Maybe it's supply and demand. The more accessible music is, the less value people place on it.
I hate to use that old, "back when I was a kid", but I will anyway. Back when I was a kid, it took me awhile to save up a dollar to buy a single. So, I had to be judicious, and really consider my purchase beforehand, since it would be awhile before I would have enough money to buy another.
It was fun, really. There were two record stores in my town, but Poppler's Music was the best one; the cool one. The one that where all the hip ten-year-olds loitered on a Saturday afternoon, to the consternation of the shop-owner, no doubt. They'd have the latest hit song blaring over the speakers. It was a lure, I tell you. A diabolical marketing scheme. The Rolling Stones, The Beatles, The Dave Clark Five. They wanted nothing more than to make you part with your dollar in change that you'd saved up from weeks of doing dishes and euphemistically "dusting furniture".

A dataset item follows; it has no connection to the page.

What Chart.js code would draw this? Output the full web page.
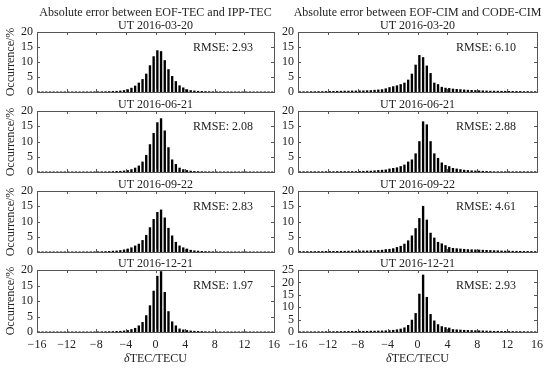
<!DOCTYPE html>
<html>
<head>
<meta charset="utf-8">
<script src="https://cdn.jsdelivr.net/npm/chart.js@4/dist/chart.umd.min.js"></script>
<style>
  html, body { margin:0; padding:0; background:#fff; }
  #wrap { position:relative; width:550px; height:369px; overflow:hidden; background:#fff; }
  canvas { position:absolute; left:0; top:0; }
  .t { position:absolute; font-family:"Liberation Serif","Times New Roman",serif; font-size:12px; color:#222; white-space:nowrap; transform:translate(-50%,-50%); line-height:1; }
  .r { position:absolute; font-family:"Liberation Serif","Times New Roman",serif; font-size:12px; color:#222; white-space:nowrap; transform:translate(0,-50%); line-height:1; }
  .yl { position:absolute; font-family:"Liberation Serif","Times New Roman",serif; font-size:12px; color:#222; white-space:nowrap; transform:translate(-50%,-50%) rotate(-90deg); line-height:1; }
</style>
</head>
<body>
<div id="wrap"></div>
<script>
// Bin centres (TECU)
const binCenters = [-15.75,-15.25,-14.75,-14.25,-13.75,-13.25,-12.75,-12.25,-11.75,-11.25,-10.75,-10.25,-9.75,-9.25,-8.75,-8.25,
  -7.75,-7.25,-6.75,-6.25,-5.75,-5.25,-4.75,-4.25,-3.75,-3.25,-2.75,-2.25,-1.75,-1.25,-0.75,-0.25,
  0.25,0.75,1.25,1.75,2.25,2.75,3.25,3.75,4.25,4.75,5.25,5.75,6.25,6.75,7.25,7.75,
  8.25,8.75,9.25,9.75,10.25,10.75,11.25,11.75,12.25,12.75,13.25,13.75,14.25,14.75,15.25,15.75];

const xTicks = [-16,-12,-8,-4,0,4,8,12,16];
const dates = ["UT 2016-03-20","UT 2016-06-21","UT 2016-09-22","UT 2016-12-21"];
const colTitles = ["Absolute error between EOF-TEC and IPP-TEC","Absolute error between EOF-CIM and CODE-CIM"];
const rmseTEC = ["2.93","2.08","2.83","1.97"];
const rmseCIM = ["6.10","2.88","4.61","2.93"];
const yMaxTEC = [20,20,20,20];
const yMaxCIM = [20,20,20,25];

// Occurrence (%) per bin
const tec0320 = [0.05,0.05,0.05,0.05,0.05,0.05,0.05,0.05,0.05,0.05,
  0.05,0.05,0.06,0.06,0.07,0.08,0.09,0.1,0.12,0.15,
  0.2,0.25,0.35,0.5,0.8,1.3,2.0,3.0,4.2,6.0,
  8.8,11.8,13.8,13.5,10.5,7.5,5.2,3.5,2.1,1.4,
  0.8,0.5,0.35,0.25,0.2,0.15,0.12,0.1,0.09,0.08,
  0.07,0.06,0.06,0.05,0.05,0.05,0.05,0.05,0.05,0.05,
  0.05,0.05,0.05,0.05];
const cim0320 = [0.1,0.1,0.1,0.12,0.12,0.15,0.15,0.18,0.2,0.22,
  0.25,0.28,0.3,0.3,0.35,0.35,0.4,0.4,0.45,0.5,
  0.6,0.7,0.8,1.1,1.5,1.8,2.1,2.5,3.0,4.0,
  6.0,9.0,12.2,11.5,8.7,6.2,3.0,2.5,1.6,1.3,
  1.2,1.0,0.9,0.8,0.7,0.6,0.55,0.5,0.45,0.4,
  0.35,0.3,0.3,0.28,0.25,0.25,0.22,0.2,0.2,0.18,
  0.15,0.15,0.12,0.12];
const tec0621 = [0.05,0.05,0.05,0.05,0.05,0.05,0.05,0.05,0.05,0.05,
  0.05,0.05,0.05,0.05,0.05,0.06,0.06,0.07,0.08,0.1,
  0.15,0.2,0.25,0.35,0.5,0.8,1.3,2.0,3.3,5.5,
  9.0,12.7,16.2,17.5,13.5,8.0,4.0,2.5,1.3,0.8,
  0.5,0.3,0.2,0.15,0.1,0.08,0.07,0.06,0.05,0.05,
  0.05,0.05,0.05,0.05,0.05,0.05,0.05,0.05,0.05,0.05,
  0.05,0.05,0.05,0.05];
const cim0621 = [0.1,0.1,0.1,0.1,0.1,0.1,0.1,0.12,0.12,0.12,
  0.15,0.15,0.15,0.15,0.15,0.15,0.2,0.25,0.3,0.3,
  0.4,0.5,0.6,0.7,1.0,1.2,1.4,1.8,2.3,3.3,
  4.0,6.0,10.0,16.5,15.5,10.0,6.0,4.5,3.0,2.2,
  1.8,1.2,1.0,0.8,0.6,0.5,0.4,0.35,0.3,0.25,
  0.2,0.15,0.1,0.1,0.1,0.1,0.1,0.1,0.1,0.1,
  0.1,0.1,0.1,0.1];
const tec0922 = [0.05,0.05,0.05,0.05,0.05,0.05,0.05,0.05,0.05,0.05,
  0.05,0.05,0.06,0.06,0.07,0.08,0.1,0.12,0.15,0.2,
  0.3,0.35,0.5,0.7,1.0,1.4,2.0,2.6,3.8,5.5,
  8.0,10.7,13.0,13.8,11.2,7.8,5.3,3.2,2.0,1.4,
  1.0,0.6,0.4,0.3,0.2,0.15,0.12,0.1,0.08,0.07,
  0.06,0.06,0.05,0.05,0.05,0.05,0.05,0.05,0.05,0.05,
  0.05,0.05,0.05,0.05];
const cim0922 = [0.15,0.15,0.15,0.15,0.15,0.18,0.18,0.2,0.2,0.22,
  0.22,0.25,0.25,0.28,0.3,0.3,0.32,0.35,0.35,0.4,
  0.45,0.5,0.6,0.8,0.9,1.1,1.5,1.9,2.6,3.7,
  5.3,7.7,11.0,15.0,10.5,6.2,4.6,3.2,2.7,2.1,
  1.5,1.2,1.1,1.0,0.9,0.8,0.75,0.7,0.65,0.6,
  0.55,0.5,0.45,0.4,0.35,0.3,0.3,0.25,0.25,0.22,
  0.2,0.2,0.18,0.15];
const tec1221 = [0.05,0.05,0.05,0.05,0.05,0.05,0.05,0.05,0.05,0.05,
  0.05,0.05,0.05,0.05,0.05,0.06,0.07,0.08,0.1,0.12,
  0.15,0.2,0.25,0.35,0.5,0.8,1.2,2.0,3.1,5.3,
  8.5,13.2,18.0,19.5,12.8,6.6,3.3,2.0,1.0,0.7,
  0.5,0.35,0.25,0.2,0.15,0.1,0.08,0.07,0.06,0.05,
  0.05,0.05,0.05,0.05,0.05,0.05,0.05,0.05,0.05,0.05,
  0.05,0.05,0.05,0.05];
const cim1221 = [0.1,0.1,0.1,0.1,0.1,0.12,0.12,0.15,0.15,0.18,
  0.2,0.2,0.22,0.25,0.25,0.28,0.3,0.3,0.3,0.35,
  0.35,0.4,0.45,0.5,0.6,0.7,0.9,1.2,1.7,2.7,
  4.8,7.5,15.3,23.0,14.0,7.1,4.5,3.0,2.2,1.8,
  1.6,1.0,0.9,0.8,0.7,0.65,0.6,0.55,0.5,0.45,
  0.4,0.35,0.3,0.3,0.25,0.25,0.2,0.2,0.18,0.15,
  0.15,0.12,0.12,0.1];

const seriesTEC = [tec0320, tec0621, tec0922, tec1221];
const seriesCIM = [cim0320, cim0621, cim0922, cim1221];

// ---- layout ----
const W = 550, H = 369;
const cols = [{L:37, R:274}, {L:298, R:537}];
const rows = [{T:32, B:92}, {T:111, B:172}, {T:191, B:252}, {T:270, B:332}];
const YW = 30;
const FONT = "Liberation Serif";
const TXT = "#222";
const AX = "#555";

const wrap = document.getElementById('wrap');

function addText(cls, txt, x, y, html) {
  const d = document.createElement('div');
  d.className = cls;
  if (html) d.innerHTML = txt; else d.textContent = txt;
  d.style.left = x + 'px';
  d.style.top = y + 'px';
  wrap.appendChild(d);
}

const boxPlugin = {
  id: 'matlabBox',
  afterDraw(chart) {
    const {ctx, chartArea:a, scales} = chart;
    ctx.save();
    ctx.strokeStyle = AX;
    ctx.lineWidth = 1;
    ctx.beginPath();
    const tl = 3;
    xTicks.forEach(v => {
      const px = Math.round(scales.x.getPixelForValue(v)) + 0.5;
      ctx.moveTo(px, a.bottom); ctx.lineTo(px, a.bottom - tl);
      ctx.moveTo(px, a.top); ctx.lineTo(px, a.top + tl);
    });
    scales.y.ticks.forEach(t => {
      const py = Math.round(scales.y.getPixelForValue(t.value)) + 0.5;
      ctx.moveTo(a.left, py); ctx.lineTo(a.left + tl, py);
      ctx.moveTo(a.right, py); ctx.lineTo(a.right - tl, py);
    });
    ctx.stroke();
    ctx.strokeRect(Math.round(a.left) + 0.5, Math.round(a.top) + 0.5,
                   Math.round(a.right - a.left), Math.round(a.bottom - a.top));
    ctx.restore();
  }
};

function makePanel(col, row, values, yMax) {
  const c = cols[col], r = rows[row];
  const bottomRow = row === 3;
  const XH = bottomRow ? 22 : 0;
  const cv = document.createElement('canvas');
  cv.width = W; cv.height = H;
  cv.style.width = W + 'px'; cv.style.height = H + 'px';
  wrap.appendChild(cv);
  new Chart(cv, {
    type: 'bar',
    data: {
      datasets: [{
        data: binCenters.map((x, i) => ({x: x, y: values[i]})),
        backgroundColor: '#000',
        borderWidth: 0,
        barThickness: 1.7
      }]
    },
    options: {
      responsive: false,
      animation: false,
      devicePixelRatio: 1,
      layout: { padding: { left: c.L - YW, right: W - c.R, top: r.T, bottom: H - r.B - XH } },
      plugins: { legend: {display:false}, tooltip: {enabled:false}, title: {display:false} },
      scales: {
        x: {
          type: 'linear', min: -16, max: 16, offset: false,
          grid: { display:false, drawTicks:false },
          border: { display:false },
          ticks: {
            display: bottomRow, stepSize: 4, padding: 6, autoSkip: false, maxRotation: 0,
            color: TXT, font: { family: FONT, size: 12 },
            callback: v => (v < 0 ? '\u2212' : '') + Math.abs(v)
          },
          afterFit: s => { s.height = XH; }
        },
        y: {
          min: 0, max: yMax,
          grid: { display:false, drawTicks:false },
          border: { display:false },
          ticks: { stepSize: 5, padding: 4, autoSkip: false, color: TXT, font: { family: FONT, size: 12 } },
          afterFit: s => { s.width = YW; }
        }
      }
    },
    plugins: [boxPlugin]
  });
}

for (let row = 0; row < 4; row++) {
  makePanel(0, row, seriesTEC[row], yMaxTEC[row]);
  makePanel(1, row, seriesCIM[row], yMaxCIM[row]);
}

// Texts
addText('t', colTitles[0], (cols[0].L + cols[0].R) / 2, 12);
addText('t', colTitles[1], (cols[1].L + cols[1].R) / 2, 12);
for (let row = 0; row < 4; row++) {
  const r = rows[row];
  addText('t', dates[row], (cols[0].L + cols[0].R) / 2, r.T - 7);
  addText('t', dates[row], (cols[1].L + cols[1].R) / 2, r.T - 7);
  addText('r', 'RMSE: ' + rmseTEC[row], 193, r.T + 15);
  addText('r', 'RMSE: ' + rmseCIM[row], 456, r.T + 15);
  addText('yl', 'Occurrence/%', 10, (r.T + r.B) / 2);
}
addText('t', '<i>δ</i>TEC/TECU', (cols[0].L + cols[0].R) / 2, 358, true);
addText('t', '<i>δ</i>TEC/TECU', (cols[1].L + cols[1].R) / 2, 358, true);
</script>
</body>
</html>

Then, once you'd finally decided on the Righteous Brothers, you'd take that record home and wear the grooves off it.
You appreciated that record. Hell, you memorized it. It was part of your sorry collection of singles that basically consisted of "Last Train To Clarksville" and "We Can Work It Out".
Why do I know every nuance of those songs? Because I played them about three thousand times on my little tinny record player.
Today, you listen to a song; not even the whole song, and click! Time to move on to the next one!
Music is disposable.
Entertain me now! I'm busy! I can't spare the time! Gotta move on; gotta keep moving; moving.
That's the deal with music today. Nobody has the time.
So, humor me if I like to relive a time when we really got to know the songs. I like that.